### [JOB]
What follows is a set of entries. Give them again exactly, without the pictures.

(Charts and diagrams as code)
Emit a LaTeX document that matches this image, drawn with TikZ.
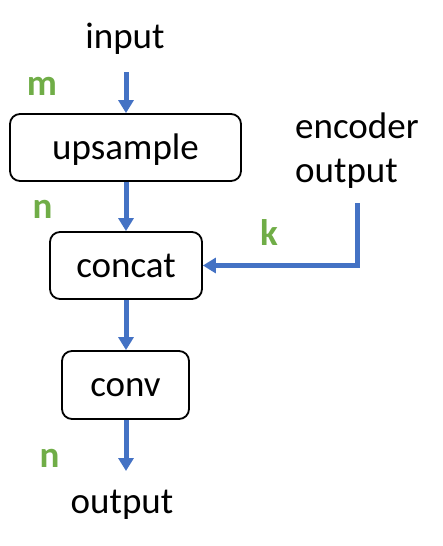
\documentclass[tikz,border=0pt]{standalone}
\usepackage{fontspec}
\setmainfont{Carlito}
\usetikzlibrary{arrows.meta}
\definecolor{arrowblue}{HTML}{4472C4}
\definecolor{dimgreen}{HTML}{70AD47}
\tikzset{
  txt/.style={font=\fontsize{37pt}{44pt}\selectfont, inner sep=0pt},
  dim/.style={font=\fontsize{37pt}{44pt}\selectfont\bfseries, text=dimgreen, inner sep=0pt, anchor=base},
  blockbox/.style={draw=black, line width=1.8pt, rounded corners=10pt,
    font=\fontsize{37pt}{44pt}\selectfont, inner sep=0pt,
    text height=26pt, text depth=3pt},
  flow/.style={draw=arrowblue, line width=5pt,
    -{Triangle[width=15pt,length=13pt]}}
}
\begin{document}
\begin{tikzpicture}[x=1pt,y=-1pt]
\useasboundingbox (0,0) rectangle (443,546);
% text nodes
\node[txt, anchor=base] (input) at (125,48) {input};
\node[txt, anchor=base] (output) at (122,513) {output};
\node[txt, anchor=base west] (enc1) at (295,138) {encoder};
\node[txt, anchor=base west] (enc2) at (295,182) {output};
% blocks
\node[blockbox, minimum width=231pt, minimum height=67pt] (up) at (125.5,147.5) {upsample};
\node[blockbox, minimum width=152pt, minimum height=67pt] (cat) at (126,265.5) {concat};
\node[blockbox, minimum width=127pt, minimum height=68pt] (conv) at (125.5,385) {conv};
% free ends
\coordinate (inEnd) at (126,72);
\coordinate (encEnd) at (357,203);
\coordinate (outEnd) at (126,471);
% connectors
\draw[flow] (inEnd) -- (inEnd |- up.north);
\draw[flow] (up.south -| inEnd) -- (cat.north -| inEnd);
\draw[flow] (cat.south -| inEnd) -- (conv.north -| inEnd);
\draw[flow] (conv.south -| inEnd) -- (outEnd);
\draw[flow] (encEnd) |- (cat.east);
% dimension labels
\node[dim] (m) at (42,95) {m};
\node[dim] (n1) at (42.5,218) {n};
\node[dim] (k) at (269,245) {k};
\node[dim] (n2) at (49.5,467) {n};
\end{tikzpicture}
\end{document}
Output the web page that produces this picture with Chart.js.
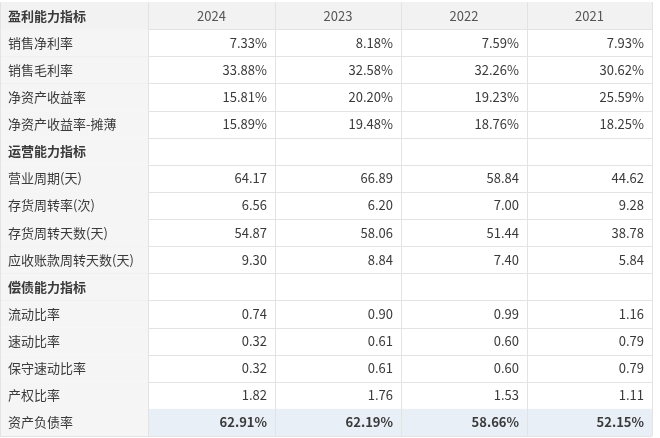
<!DOCTYPE html>
<html><head><meta charset="utf-8">
<script src="https://cdn.jsdelivr.net/npm/chart.js@4"></script>
<style>html,body{margin:0;background:#fff}#wrap{width:660px;height:438px}</style>
</head><body><div id="wrap"><canvas id="c"></canvas></div>
<script>
const years = ['2024', '2023', '2022', '2021'];
const rowLabels = ['盈利能力指标', '销售净利率', '销售毛利率', '净资产收益率', '净资产收益率-摊薄',
  '运营能力指标', '营业周期(天)', '存货周转率(次)', '存货周转天数(天)', '应收账款周转天数(天)',
  '偿债能力指标', '流动比率', '速动比率', '保守速动比率', '产权比率', '资产负债率'];
const sectionRows = [0, 5, 10];
const v2024 = ['', '7.33%', '33.88%', '15.81%', '15.89%', '', '64.17', '6.56', '54.87', '9.30', '', '0.74', '0.32', '0.32', '1.82', '62.91%'];
const v2023 = ['', '8.18%', '32.58%', '20.20%', '19.48%', '', '66.89', '6.20', '58.06', '8.84', '', '0.90', '0.61', '0.61', '1.76', '62.19%'];
const v2022 = ['', '7.59%', '32.26%', '19.23%', '18.76%', '', '58.84', '7.00', '51.44', '7.40', '', '0.99', '0.60', '0.60', '1.53', '58.66%'];
const v2021 = ['', '7.93%', '30.62%', '25.59%', '18.25%', '', '44.62', '9.28', '38.78', '5.84', '', '1.16', '0.79', '0.79', '1.11', '52.15%'];
const columns = [v2024, v2023, v2022, v2021];

const colEdges = [0, 148, 275, 401, 527, 652];
const FONT = '"Microsoft YaHei","Noto Sans CJK SC",sans-serif';

const tablePlugin = {
  id: 'table',
  afterDraw(chart) {
    const ctx = chart.ctx, xs = chart.scales.x, ys = chart.scales.y;
    const n = rowLabels.length;
    const rowH = ys.getPixelForValue(1) - ys.getPixelForValue(0);
    const X = colEdges.map(e => xs.getPixelForValue(e));
    ctx.save();
    for (let r = 0; r < n; r++) {
      const cy = ys.getPixelForValue(r), top = cy - rowH / 2;
      // backgrounds
      if (r === 0) { ctx.fillStyle = '#f2f2f2'; ctx.fillRect(X[0], top, X[5] - X[0], rowH); }
      if (sectionRows.includes(r) && r) { ctx.fillStyle = '#f5f5f5'; ctx.fillRect(X[0], top, X[1] - X[0], rowH); }
      if (r !== 0 && !sectionRows.includes(r)) { ctx.fillStyle = '#f5f5f5'; ctx.fillRect(X[0], top, X[1] - X[0], rowH); }
      if (r === n - 1) { ctx.fillStyle = '#e9eff7'; ctx.fillRect(X[1], top, X[5] - X[1], rowH); }
      // label
      const bold = sectionRows.includes(r);
      ctx.fillStyle = '#3a3a3a';
      ctx.textBaseline = 'middle';
      ctx.textAlign = 'left';
      ctx.font = (bold ? 'bold ' : '') + '13px ' + FONT;
      ctx.fillText(rowLabels[r], X[0] + 8, cy);
      // values
      for (let c = 0; c < 4; c++) {
        if (r === 0) {
          ctx.textAlign = 'center'; ctx.font = '13px ' + FONT; ctx.fillStyle = '#555';
          ctx.fillText(years[c], (X[c + 1] + X[c + 2]) / 2, cy);
        } else {
          ctx.textAlign = 'right';
          ctx.font = (r === n - 1 ? 'bold ' : '') + '13px ' + FONT;
          ctx.fillStyle = '#3a3a3a';
          ctx.fillText(columns[c][r], X[c + 2] - 8, cy);
        }
      }
      // horizontal lines
      ctx.strokeStyle = '#e3e3e3'; ctx.lineWidth = 1;
      ctx.beginPath(); ctx.moveTo(X[0], Math.round(top + rowH) + 0.5); ctx.lineTo(X[5], Math.round(top + rowH) + 0.5); ctx.stroke();
    }
    const t0 = ys.getPixelForValue(0) - rowH / 2, t1 = ys.getPixelForValue(n - 1) + rowH / 2;
    ctx.strokeStyle = '#e3e3e3';
    X.forEach(x => { ctx.beginPath(); ctx.moveTo(Math.round(x) + 0.5, t0); ctx.lineTo(Math.round(x) + 0.5, t1); ctx.stroke(); });
    ctx.restore();
  }
};

new Chart(document.getElementById('c'), {
  type: 'bar',
  data: { labels: rowLabels, datasets: [{ data: rowLabels.map(() => null) }] },
  options: {
    indexAxis: 'y', responsive: true, maintainAspectRatio: false, animation: false,
    layout: { padding: { top: 2, bottom: 2, left: 0, right: 0 } },
    plugins: { legend: { display: false }, tooltip: { enabled: false } },
    scales: {
      x: { type: 'linear', min: 0, max: 660, display: false },
      y: { display: false }
    }
  },
  plugins: [tablePlugin]
});
</script></body></html>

### [TASK SOLUTION]
Emit a LaTeX document that matches this image, drawn with TikZ.
\documentclass[tikz,border=0pt]{standalone}
\usepackage{fontspec}
\setmainfont{Carlito}
\usetikzlibrary{arrows.meta}
\definecolor{arrowblue}{HTML}{4472C4}
\definecolor{dimgreen}{HTML}{70AD47}
\tikzset{
  txt/.style={font=\fontsize{37pt}{44pt}\selectfont, inner sep=0pt},
  dim/.style={font=\fontsize{37pt}{44pt}\selectfont\bfseries, text=dimgreen, inner sep=0pt, anchor=base},
  blockbox/.style={draw=black, line width=1.8pt, rounded corners=10pt,
    font=\fontsize{37pt}{44pt}\selectfont, inner sep=0pt,
    text height=26pt, text depth=3pt},
  flow/.style={draw=arrowblue, line width=5pt,
    -{Triangle[width=15pt,length=13pt]}}
}
\begin{document}
\begin{tikzpicture}[x=1pt,y=-1pt]
\useasboundingbox (0,0) rectangle (443,546);
% text nodes
\node[txt, anchor=base] (input) at (125,48) {input};
\node[txt, anchor=base] (output) at (122,513) {output};
\node[txt, anchor=base west] (enc1) at (295,138) {encoder};
\node[txt, anchor=base west] (enc2) at (295,182) {output};
% blocks
\node[blockbox, minimum width=231pt, minimum height=67pt] (up) at (125.5,147.5) {upsample};
\node[blockbox, minimum width=152pt, minimum height=67pt] (cat) at (126,265.5) {concat};
\node[blockbox, minimum width=127pt, minimum height=68pt] (conv) at (125.5,385) {conv};
% free ends
\coordinate (inEnd) at (126,72);
\coordinate (encEnd) at (357,203);
\coordinate (outEnd) at (126,471);
% connectors
\draw[flow] (inEnd) -- (inEnd |- up.north);
\draw[flow] (up.south -| inEnd) -- (cat.north -| inEnd);
\draw[flow] (cat.south -| inEnd) -- (conv.north -| inEnd);
\draw[flow] (conv.south -| inEnd) -- (outEnd);
\draw[flow] (encEnd) |- (cat.east);
% dimension labels
\node[dim] (m) at (42,95) {m};
\node[dim] (n1) at (42.5,218) {n};
\node[dim] (k) at (269,245) {k};
\node[dim] (n2) at (49.5,467) {n};
\end{tikzpicture}
\end{document}
Output the web page that produces this picture with Chart.js.
<!DOCTYPE html>
<html><head><meta charset="utf-8">
<script src="https://cdn.jsdelivr.net/npm/chart.js@4"></script>
<style>html,body{margin:0;background:#fff}#wrap{width:660px;height:438px}</style>
</head><body><div id="wrap"><canvas id="c"></canvas></div>
<script>
const years = ['2024', '2023', '2022', '2021'];
const rowLabels = ['盈利能力指标', '销售净利率', '销售毛利率', '净资产收益率', '净资产收益率-摊薄',
  '运营能力指标', '营业周期(天)', '存货周转率(次)', '存货周转天数(天)', '应收账款周转天数(天)',
  '偿债能力指标', '流动比率', '速动比率', '保守速动比率', '产权比率', '资产负债率'];
const sectionRows = [0, 5, 10];
const v2024 = ['', '7.33%', '33.88%', '15.81%', '15.89%', '', '64.17', '6.56', '54.87', '9.30', '', '0.74', '0.32', '0.32', '1.82', '62.91%'];
const v2023 = ['', '8.18%', '32.58%', '20.20%', '19.48%', '', '66.89', '6.20', '58.06', '8.84', '', '0.90', '0.61', '0.61', '1.76', '62.19%'];
const v2022 = ['', '7.59%', '32.26%', '19.23%', '18.76%', '', '58.84', '7.00', '51.44', '7.40', '', '0.99', '0.60', '0.60', '1.53', '58.66%'];
const v2021 = ['', '7.93%', '30.62%', '25.59%', '18.25%', '', '44.62', '9.28', '38.78', '5.84', '', '1.16', '0.79', '0.79', '1.11', '52.15%'];
const columns = [v2024, v2023, v2022, v2021];

const colEdges = [0, 148, 275, 401, 527, 652];
const FONT = '"Microsoft YaHei","Noto Sans CJK SC",sans-serif';

const tablePlugin = {
  id: 'table',
  afterDraw(chart) {
    const ctx = chart.ctx, xs = chart.scales.x, ys = chart.scales.y;
    const n = rowLabels.length;
    const rowH = ys.getPixelForValue(1) - ys.getPixelForValue(0);
    const X = colEdges.map(e => xs.getPixelForValue(e));
    ctx.save();
    for (let r = 0; r < n; r++) {
      const cy = ys.getPixelForValue(r), top = cy - rowH / 2;
      // backgrounds
      if (r === 0) { ctx.fillStyle = '#f2f2f2'; ctx.fillRect(X[0], top, X[5] - X[0], rowH); }
      if (sectionRows.includes(r) && r) { ctx.fillStyle = '#f5f5f5'; ctx.fillRect(X[0], top, X[1] - X[0], rowH); }
      if (r !== 0 && !sectionRows.includes(r)) { ctx.fillStyle = '#f5f5f5'; ctx.fillRect(X[0], top, X[1] - X[0], rowH); }
      if (r === n - 1) { ctx.fillStyle = '#e9eff7'; ctx.fillRect(X[1], top, X[5] - X[1], rowH); }
      // label
      const bold = sectionRows.includes(r);
      ctx.fillStyle = '#3a3a3a';
      ctx.textBaseline = 'middle';
      ctx.textAlign = 'left';
      ctx.font = (bold ? 'bold ' : '') + '13px ' + FONT;
      ctx.fillText(rowLabels[r], X[0] + 8, cy);
      // values
      for (let c = 0; c < 4; c++) {
        if (r === 0) {
          ctx.textAlign = 'center'; ctx.font = '13px ' + FONT; ctx.fillStyle = '#555';
          ctx.fillText(years[c], (X[c + 1] + X[c + 2]) / 2, cy);
        } else {
          ctx.textAlign = 'right';
          ctx.font = (r === n - 1 ? 'bold ' : '') + '13px ' + FONT;
          ctx.fillStyle = '#3a3a3a';
          ctx.fillText(columns[c][r], X[c + 2] - 8, cy);
        }
      }
      // horizontal lines
      ctx.strokeStyle = '#e3e3e3'; ctx.lineWidth = 1;
      ctx.beginPath(); ctx.moveTo(X[0], Math.round(top + rowH) + 0.5); ctx.lineTo(X[5], Math.round(top + rowH) + 0.5); ctx.stroke();
    }
    const t0 = ys.getPixelForValue(0) - rowH / 2, t1 = ys.getPixelForValue(n - 1) + rowH / 2;
    ctx.strokeStyle = '#e3e3e3';
    X.forEach(x => { ctx.beginPath(); ctx.moveTo(Math.round(x) + 0.5, t0); ctx.lineTo(Math.round(x) + 0.5, t1); ctx.stroke(); });
    ctx.restore();
  }
};

new Chart(document.getElementById('c'), {
  type: 'bar',
  data: { labels: rowLabels, datasets: [{ data: rowLabels.map(() => null) }] },
  options: {
    indexAxis: 'y', responsive: true, maintainAspectRatio: false, animation: false,
    layout: { padding: { top: 2, bottom: 2, left: 0, right: 0 } },
    plugins: { legend: { display: false }, tooltip: { enabled: false } },
    scales: {
      x: { type: 'linear', min: 0, max: 660, display: false },
      y: { display: false }
    }
  },
  plugins: [tablePlugin]
});
</script></body></html>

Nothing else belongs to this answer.